From my experience play – be it formal or informal – is encouraged, the problem being in the Irish context that we seem all to ready to make claims.
Perhaps a bit more parental responsibility might be desirable.
The role of trees and woodland in terms of biodiversity, carbon sequestration and enjoyment needs to be reinforced.
Hopefully the legislation in relation to tree preservation will be updated, and possibly the right of appeal to An Bord Pleanála reintroduced.
Peter W Cuthbert
Landscape consultant and former senior executive parks superintendent for Fingal County Council
On our kind direct provision system
Frank Connolly’s use of a case-history to illustrate the “inhumane” direct provision system (Village, Nov 2014) was quite extraordinary.
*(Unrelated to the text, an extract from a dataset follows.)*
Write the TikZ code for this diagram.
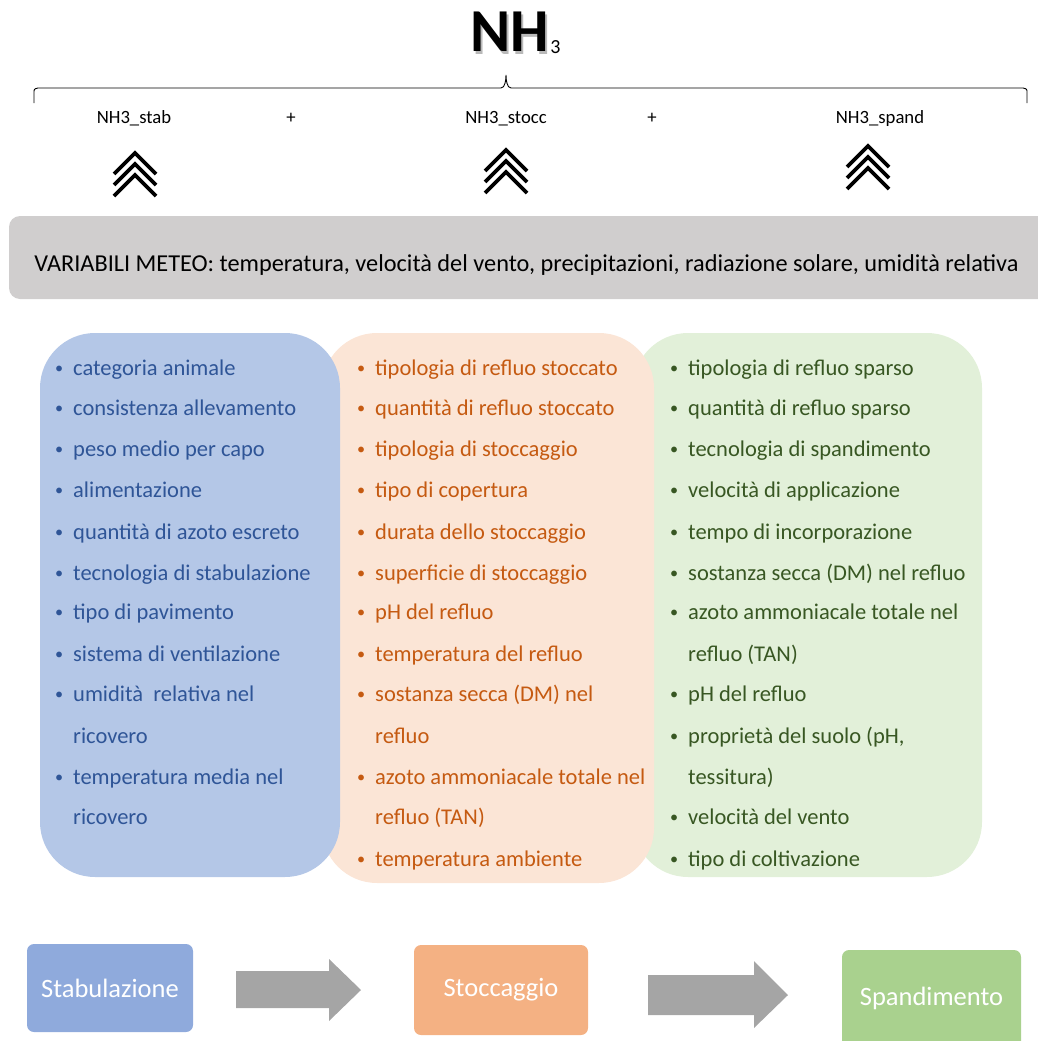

“Ramesh”, he told us, came to Ireland in January 2010, applied for asylum and got refugee status that same year.
Refugee status gives you the same entitlements as any Irish citizen. On getting it, you leave direct provision. You are not thrown out overnight, but given some time to make new arrangements.
But Connolly tells us that “Ramesh” has “recently”, i.e. four years later, left direct provision.
Given his fragile mental state, after torture in Sri Lanka, we must assume that he was allowed to stay for four years out of kindness and consideration for his vulnerability.
Yet Connolly uses this kindness and consideration as a stick with which to beat the direct provision system. How very logical.